My concern was more about C++ than Python, e.g. the hassle of declaring a vector of points. But declaration isn’t so bad with auto. On the whole I agree with you. I guess I’d rather make Box immutable than have two flavors.

Good point, but I think it’d be important to make sure the Box constructor actually takes an iterator (or iterator range in C++), rather than a container, to make sure this approach scales well when the number of points is very large. Making that work across the C++/Python boundary is a bit trickier, but still quite doable.

C++11, I think we can use initializer lists to make the syntax really quite nice:

Box box({point1, point2, point3, point4});

@jbosch I suspect we can get away with not supporting iterators in Python as arguments to Box, if it proves too messy. We don’t presently have any efficient way to create a box in Python that contains a large number of points; supporting a sequence of points would be an improvement, even if they all had to be in memory.

I feel if we’re worrying about the performance of Box in Python it points to a design issue (or an attempt to think of python as C++).

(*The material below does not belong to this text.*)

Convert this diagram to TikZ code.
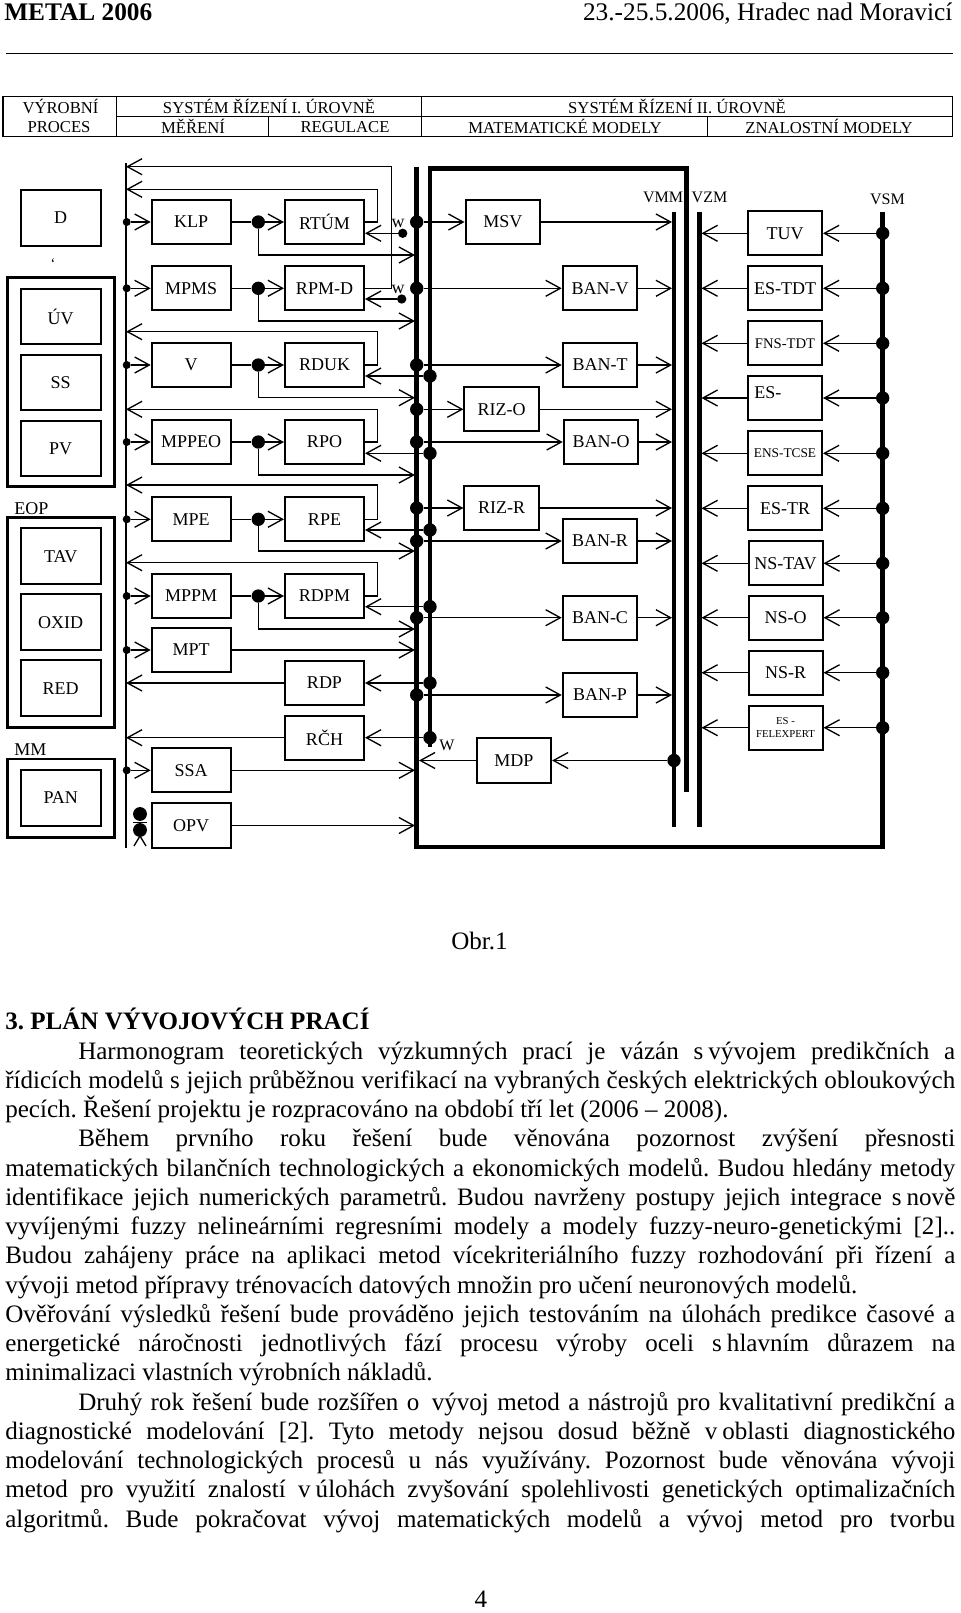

E.g, should the particular loop example up there be expressed using array arithmetic?

I agree that we probably only care about this performance detail in C++. But Pythonism has a very strong preference for not using sequences when iterators will do, and from an ideal design perspective this is no exception. Whether it’s easy enough for us to implement is another question, and one highly dependent on whether we’re doing it in Swig (not worth it), pybind11 (easy), or Cython (probably easy?).

My (not at all universally-held) opinion is that something like this should almost never be written as an array operation in Python, even if it’s faster.

If it needs to go faster than a Python for loop would allow, it should be moved down to C++. NumPy array vectorization is great for simple mathematical operations and boolean indexing, but if it leads to Python code that is harder to read than the equivalent C++, it’s a probably a bad idea.